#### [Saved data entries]

····················

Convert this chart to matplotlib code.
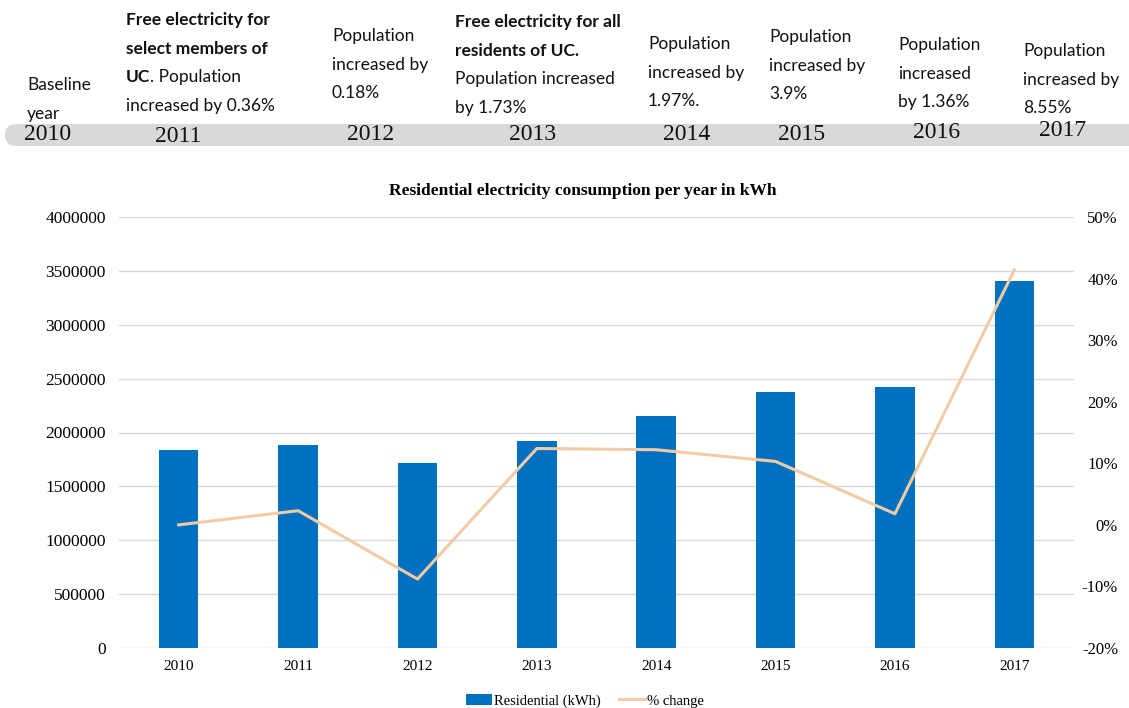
import matplotlib.pyplot as plt
from matplotlib.patches import FancyBboxPatch
from matplotlib.lines import Line2D
from matplotlib.patches import Patch
from matplotlib.ticker import FuncFormatter

W, H = 1129, 708

years = ["2010", "2011", "2012", "2013", "2014", "2015", "2016", "2017"]
residential_kwh = [1837000, 1884000, 1717000, 1921000, 2153000, 2376000, 2422000, 3406000]
pct_change = [0.0, 2.3, -8.8, 12.4, 12.2, 10.3, 1.8, 41.4]

# timeline notes: list of lines, each line a list of (text, bold) runs
notes = [
    [[("Baseline", False)], [("year", False)]],
    [[("Free electricity for", True)], [("select members of", True)],
     [("UC", True), (". Population", False)], [("increased by 0.36%", False)]],
    [[("Population", False)], [("increased by", False)], [("0.18%", False)]],
    [[("Free electricity for all", True)], [("residents of UC.", True)],
     [("Population increased", False)], [("by 1.73%", False)]],
    [[("Population", False)], [("increased by", False)], [("1.97%.", False)]],
    [[("Population", False)], [("increased by", False)], [("3.9%", False)]],
    [[("Population", False)], [("increased", False)], [("by 1.36%", False)]],
    [[("Population", False)], [("increased by", False)], [("8.55%", False)]],
]
# pixel anchors (left x, first line centre y)
note_x = [27, 126, 332, 455, 648, 769, 898, 1023]
note_y = [85, 20, 36, 22, 44, 37, 45, 51]
year_x = [48, 178, 371, 533, 687, 802, 937, 1063]
year_y = [135, 137, 134, 134, 134, 134, 132, 130]

BLUE = "#0070C0"
TAN = "#F2CBA5"
GRID = "#D9D9D9"
SERIF = "Liberation Serif"
SANS = "Lato"


def fx(x):
    return x / W


def fy(y):
    return 1 - y / H


fig = plt.figure(figsize=(W / 100, H / 100), dpi=100)

# grey timeline band
band = FancyBboxPatch((0.05, (H - 146) / 100), 11.6, 0.22,
                      boxstyle="round,pad=0,rounding_size=0.11",
                      transform=fig.dpi_scale_trans, facecolor="#D9D9D9",
                      edgecolor="none", zorder=0)
fig.patches.append(band)

for yr, x, y in zip(years, year_x, year_y):
    fig.text(fx(x), fy(y), yr, ha="center", va="center", fontsize=17,
             family=SERIF, color="#111111")

renderer = fig.canvas.get_renderer()
for lines, x0, y0 in zip(notes, note_x, note_y):
    for i, runs in enumerate(lines):
        x = x0
        y = y0 + i * 28.7
        for txt, bold in runs:
            t = fig.text(fx(x), fy(y), txt, ha="left", va="center", fontsize=12.5,
                         family=SANS, fontweight="bold" if bold else "normal",
                         color="#111111")
            bb = t.get_window_extent(renderer=renderer)
            x += bb.width

# main chart
ax = fig.add_axes([fx(119), fy(648), fx(1074) - fx(119), fy(217) - fy(648)])
xs = range(len(years))
ax.bar(xs, residential_kwh, width=0.33, color=BLUE, zorder=2)
ax.set_xlim(-0.5, len(years) - 0.5)
ax.set_ylim(0, 4000000)
ax.set_yticks(range(0, 4000001, 500000))
ax.yaxis.set_major_formatter(FuncFormatter(lambda v, p: f"{v:.0f}"))
ax.yaxis.grid(True, color=GRID, lw=1)
ax.set_axisbelow(True)
ax.set_xticks(list(xs))
ax.set_xticklabels(years)
for s in ax.spines.values():
    s.set_visible(False)
ax.tick_params(axis="x", length=0, labelsize=11, pad=9)
ax.tick_params(axis="y", length=0, labelsize=12.5, pad=9.4)
for lab in ax.get_xticklabels() + ax.get_yticklabels():
    lab.set_family(SERIF)

ax2 = ax.twinx()
ax2.plot(list(xs), pct_change, color=TAN, lw=2.2, zorder=3)
ax2.set_ylim(-20, 50)
ax2.set_yticks(range(-20, 51, 10))
ax2.yaxis.set_major_formatter(FuncFormatter(lambda v, p: f"{v:.0f}%"))
for s in ax2.spines.values():
    s.set_visible(False)
ax2.tick_params(length=0, labelsize=12, pad=31.7)
for lab in ax2.get_yticklabels():
    lab.set_family(SERIF)
    lab.set_horizontalalignment("right")

fig.text(fx(583), fy(191), "Residential electricity consumption per year in kWh",
         ha="center", va="center", fontsize=12.5, fontweight="bold", family=SERIF)

handles = [Patch(facecolor=BLUE, edgecolor="none"), Line2D([0], [0], color=TAN, lw=2.2)]
fig.legend(handles, ["Residential (kWh)", "% change"], loc="center",
           bbox_to_anchor=(fx(585), fy(701)), ncol=2, frameon=False,
           prop={"family": SERIF, "size": 10.5}, handlelength=1.8,
           handletextpad=0.15, columnspacing=1.2)

fig.savefig("out.png", dpi=100)
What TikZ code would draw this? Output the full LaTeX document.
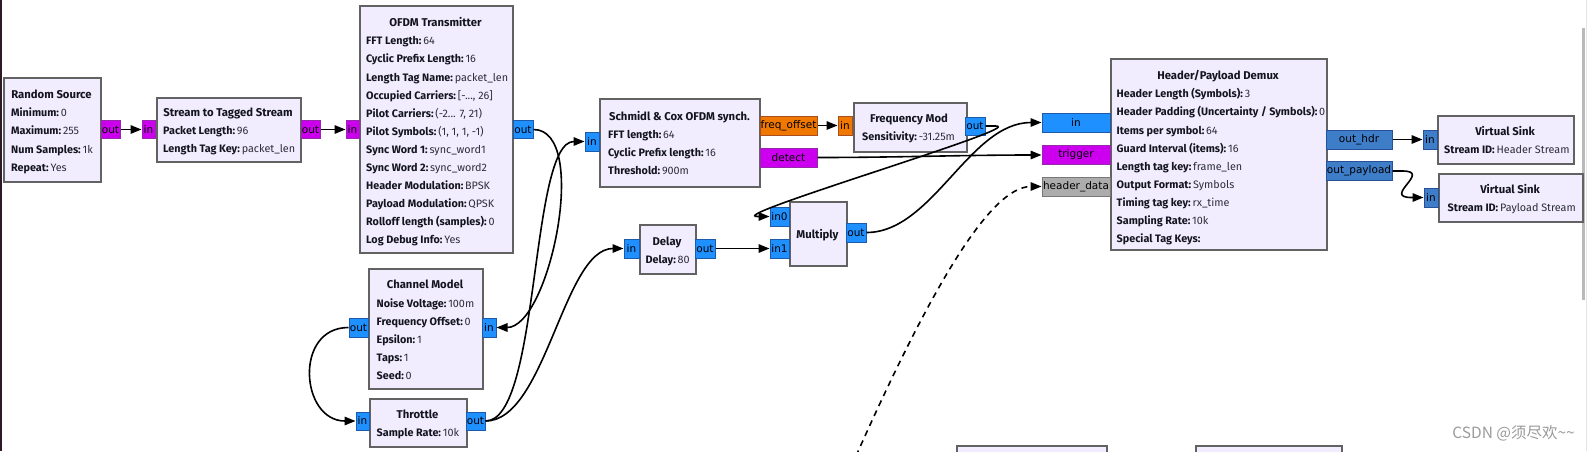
\documentclass[tikz,border=0pt]{standalone}
\usepackage{fontspec}
\setmainfont{Fira Sans}
\newfontfamily\portfam{DejaVu Sans}
\newfontfamily\cjk{Noto Sans CJK SC}
\usetikzlibrary{arrows.meta}
\definecolor{blockfill}{RGB}{241,237,255}
\definecolor{bordergray}{RGB}{98,98,98}
\definecolor{txt}{RGB}{20,20,30}
\definecolor{valtxt}{RGB}{45,45,55}
\definecolor{bytefill}{RGB}{204,0,238}
\definecolor{bytedraw}{RGB}{150,40,170}
\definecolor{cplxfill}{RGB}{30,144,255}
\definecolor{cplxdraw}{RGB}{30,90,170}
\definecolor{fltfill}{RGB}{240,120,0}
\definecolor{fltdraw}{RGB}{170,80,30}
\definecolor{grayfill}{RGB}{172,172,172}
\definecolor{graydraw}{RGB}{120,120,120}
\definecolor{stfill}{RGB}{62,125,200}
\definecolor{stdraw}{RGB}{40,80,150}
\definecolor{wm}{RGB}{155,155,155}
\definecolor{leftedge}{RGB}{45,25,40}
\newcommand\myrowfont{\fontsize{10.8}{12}\selectfont}
\newcommand\myttlfont{\bfseries\fontsize{11.3}{12}\selectfont}
\newcommand\myportfont{\portfam\fontsize{10.5}{12}\selectfont}
\newcommand\mkblk[5]{\node[blkstyle, minimum width={#4-#2}, minimum height={#5-#3}] (#1) at (#2,#3) {};}
\newcommand\mkrows[4]{%
  \foreach \k/\v [count=\i] in {#4} {
    \node[rowstyle] (#1-r\i) at (#2,{#3+3.8+(\i-1)*18.1}) {\textbf{\k:}\,{\color{valtxt}\v}};
  }}
\begin{document}
\begin{tikzpicture}[x=1pt,y=-1pt,
  blkstyle/.style={draw=bordergray, fill=blockfill, line width=1.8, anchor=north west, inner sep=0},
  ttl/.style={font=\myttlfont, text=txt, inner sep=0, anchor=base},
  rowstyle/.style={font=\myrowfont, text=txt, anchor=base west, inner sep=0},
  port/.style={minimum height=18, inner sep=0, line width=1, font=\myportfont, text=black},
  pm/.style={port, fill=bytefill, draw=bytedraw},
  pb/.style={port, fill=cplxfill, draw=cplxdraw},
  po/.style={port, fill=fltfill, draw=fltdraw},
  pg/.style={port, fill=grayfill, draw=graydraw},
  ps/.style={port, fill=stfill, draw=stdraw},
  conn/.style={draw=black, line width=1.6, -{Triangle[length=11pt,width=8.5pt]}},
]
\useasboundingbox (0,0) rectangle (1587,451);
\clip (0,0) rectangle (1587,451);
\fill[white] (0,0) rectangle (1587,451);
\fill[leftedge] (0,0) rectangle (2,451);
\fill[gray!55] (1582,28) rectangle (1584.5,300);
\fill[gray!20] (1586,0) rectangle (1587,451);

% blocks
\mkblk{rs}{3}{77}{100}{181}
\mkblk{sts}{156}{97}{300}{161}
\mkblk{ofdm}{359}{5}{512}{252}
\mkblk{sc}{599}{98}{759}{186}
\mkblk{fm}{853}{102}{966}{151}
\mkblk{ch}{368}{268}{482}{388}
\mkblk{thr}{369}{398}{466}{446}
\mkblk{dly}{639}{224}{695}{273}
\mkblk{mul}{789}{201}{846}{265}
\mkblk{dmx}{1110}{58}{1326}{249}
\mkblk{vs1}{1437}{115}{1573}{163}
\mkblk{vs2}{1438}{173}{1582}{221}
\mkblk{bot1}{956}{445}{1106}{470}
\mkblk{bot2}{1195}{445}{1341}{470}

% titles
\node[ttl] (rs-t) at (51.5,98) {Random Source};
\node[ttl] (sts-t) at (228,116) {Stream to Tagged Stream};
\node[ttl] (ofdm-t) at (435.5,26) {OFDM Transmitter};
\node[ttl] (sc-t) at (679.5,120) {Schmidl \& Cox OFDM synch.};
\node[ttl] (fm-t) at (909,122) {Frequency Mod};
\node[ttl] (ch-t) at (425,288.3) {Channel Model};
\node[ttl] (thr-t) at (417.5,418.3) {Throttle};
\node[ttl] (dly-t) at (667,245) {Delay};
\node[ttl] (mul-t) at (817.5,238) {Multiply};
\node[ttl] (dmx-t) at (1218,79) {Header/Payload Demux};
\node[ttl] (vs1-t) at (1505,135) {Virtual Sink};
\node[ttl] (vs2-t) at (1510,193.3) {Virtual Sink};

% parameter rows
\mkrows{rs}{11}{113}{Minimum/0, Maximum/255, Num Samples/1k, Repeat/Yes}
\mkrows{sts}{163}{131}{Packet Length/96, Length Tag Key/packet\_len}
\mkrows{ofdm}{366}{41}{FFT Length/64, Cyclic Prefix Length/16, Length Tag Name/packet\_len, Occupied Carriers/{[-..., 26]}, Pilot Carriers/{(-2... 7, 21)}, Pilot Symbols/{(1, 1, 1, -1)}, Sync Word 1/sync\_word1, Sync Word 2/sync\_word2, Header Modulation/BPSK, Payload Modulation/QPSK, Rolloff length (samples)/0, Log Debug Info/Yes}
\mkrows{sc}{608}{134.7}{FFT length/64, Cyclic Prefix length/16, Threshold/900m}
\mkrows{fm}{862}{137}{Sensitivity/-31.25m}
\mkrows{ch}{376.5}{303.3}{Noise Voltage/100m, Frequency Offset/0, Epsilon/1, Taps/1, Seed/0}
\mkrows{thr}{376.5}{433}{Sample Rate/10k}
\mkrows{dly}{645.5}{260}{Delay/80}
\mkrows{dmx}{1116.5}{94}{Header Length (Symbols)/3, {Header Padding (Uncertainty / Symbols)}/0, Items per symbol/64, Guard Interval (items)/16, Length tag key/frame\_len, Output Format/Symbols, Timing tag key/rx\_time, Sampling Rate/10k, Special Tag Keys/{}}
\mkrows{vs1}{1444}{150}{Stream ID/Header Stream}
\mkrows{vs2}{1447.5}{208}{Stream ID/Payload Stream}

% ports
\node[pm, minimum width=19] (rs-out) at (110.5,129.5) {out};
\node[pm, minimum width=13] (sts-in) at (148.5,129.5) {in};
\node[pm, minimum width=19] (sts-out) at (310.5,129.5) {out};
\node[pm, minimum width=13] (ofdm-in) at (352.5,129.5) {in};
\node[pb, minimum width=20] (ofdm-out) at (523,129.5) {out};
\node[pb, minimum width=14, minimum height=19] (sc-in) at (592,141.5) {in};
\node[po, minimum width=57, minimum height=19] (sc-fo) at (788.5,125.5) {freq\_offset};
\node[pm, minimum width=57, minimum height=19] (sc-det) at (788.5,157.5) {detect};
\node[po, minimum width=14, minimum height=19] (fm-in) at (845,125.5) {in};
\node[pb, minimum width=20] (fm-out) at (975,126) {out};
\node[pb, minimum width=19, minimum height=19] (ch-out) at (358.5,327.5) {out};
\node[pb, minimum width=14, minimum height=19] (ch-in) at (489,327.5) {in};
\node[pb, minimum width=13] (thr-in) at (362.5,421) {in};
\node[pb, minimum width=19] (thr-out) at (475.5,421) {out};
\node[pb, minimum width=15, minimum height=19] (dly-in) at (631.5,248.5) {in};
\node[pb, minimum width=20, minimum height=19] (dly-out) at (705,248.5) {out};
\node[pb, minimum width=19, minimum height=19] (mul-in0) at (779.5,216.5) {in0};
\node[pb, minimum width=19, minimum height=19] (mul-in1) at (779.5,248.5) {in1};
\node[pb, minimum width=20, minimum height=19] (mul-out) at (856,232.5) {out};
\node[pb, minimum width=68, minimum height=19] (dmx-in) at (1076,122.5) {in};
\node[pm, minimum width=68, minimum height=19] (dmx-trg) at (1076,155) {trigger};
\node[pg, minimum width=68, minimum height=19] (dmx-hd) at (1076,186.5) {header\_data};
\node[ps, minimum width=66, minimum height=19] (dmx-oh) at (1359,139.5) {out\_hdr};
\node[ps, minimum width=66, minimum height=19] (dmx-op) at (1359,171) {out\_payload};
\node[ps, minimum width=14, minimum height=19] (vs1-in) at (1430,139.5) {in};
\node[ps, minimum width=14, minimum height=19] (vs2-in) at (1431,197.5) {in};

% connectors
\draw[conn] (rs-out.east) -- (sts-in.west);
\draw[conn] (sts-out.east) -- (ofdm-in.west);
\draw[conn] (ofdm-out.east) .. controls +(57,0) and +(53,0) .. (ch-in.east);
\draw[conn] (ch-out.west) .. controls +(-55,0) and +(-55,0) .. (thr-in.west);
\draw[conn] (thr-out.east) .. controls +(55,0) and +(-55,0) .. (sc-in.west);
\draw[conn] (thr-out.east) .. controls +(60,0) and +(-60,0) .. (dly-in.west);
\draw[conn] (dly-out.east) -- (mul-in1.west);
\draw[conn] (sc-fo.east) -- (fm-in.west);
\draw[conn] (sc-det.east) .. controls +(80,0) and +(-80,0) .. (dmx-trg.west);
\draw[conn] (fm-out.east) -- ++(10,0) .. controls +(35,0) and +(-35,0) .. ([xshift=-12pt]mul-in0.west) -- (mul-in0.west);
\draw[conn] (mul-out.east) .. controls +(66,0) and +(-72,0) .. (dmx-in.west);
\coordinate (hd-src) at (856,456);
\draw[conn, dash pattern=on 6pt off 5pt] (hd-src) .. controls (930,290) and (990,186.5) .. (dmx-hd.west);
\draw[conn] (dmx-oh.east) -- (vs1-in.west);
\draw[conn] (dmx-op.east) -- ++(10,0) .. controls +(30,0) and +(-30,0) .. ([xshift=-12pt]vs2-in.west) -- (vs2-in.west);

\node[anchor=east, font=\cjk\fontsize{15.5}{17}\selectfont, text=wm, inner sep=0] (wm) at (1575,433) {CSDN @须尽欢\textasciitilde\textasciitilde};
\end{tikzpicture}
\end{document}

····················

#### [Short problem]
Without the pictures, return the listing above from its first line through the line that has "pct_change = [0.0, 2.3, -8.8, 12.4, 12.2, 10.3, 1.8, 41.4]".

#### [Answer to the problem]
Convert this chart to matplotlib code.
import matplotlib.pyplot as plt
from matplotlib.patches import FancyBboxPatch
from matplotlib.lines import Line2D
from matplotlib.patches import Patch
from matplotlib.ticker import FuncFormatter

W, H = 1129, 708

years = ["2010", "2011", "2012", "2013", "2014", "2015", "2016", "2017"]
residential_kwh = [1837000, 1884000, 1717000, 1921000, 2153000, 2376000, 2422000, 3406000]
pct_change = [0.0, 2.3, -8.8, 12.4, 12.2, 10.3, 1.8, 41.4]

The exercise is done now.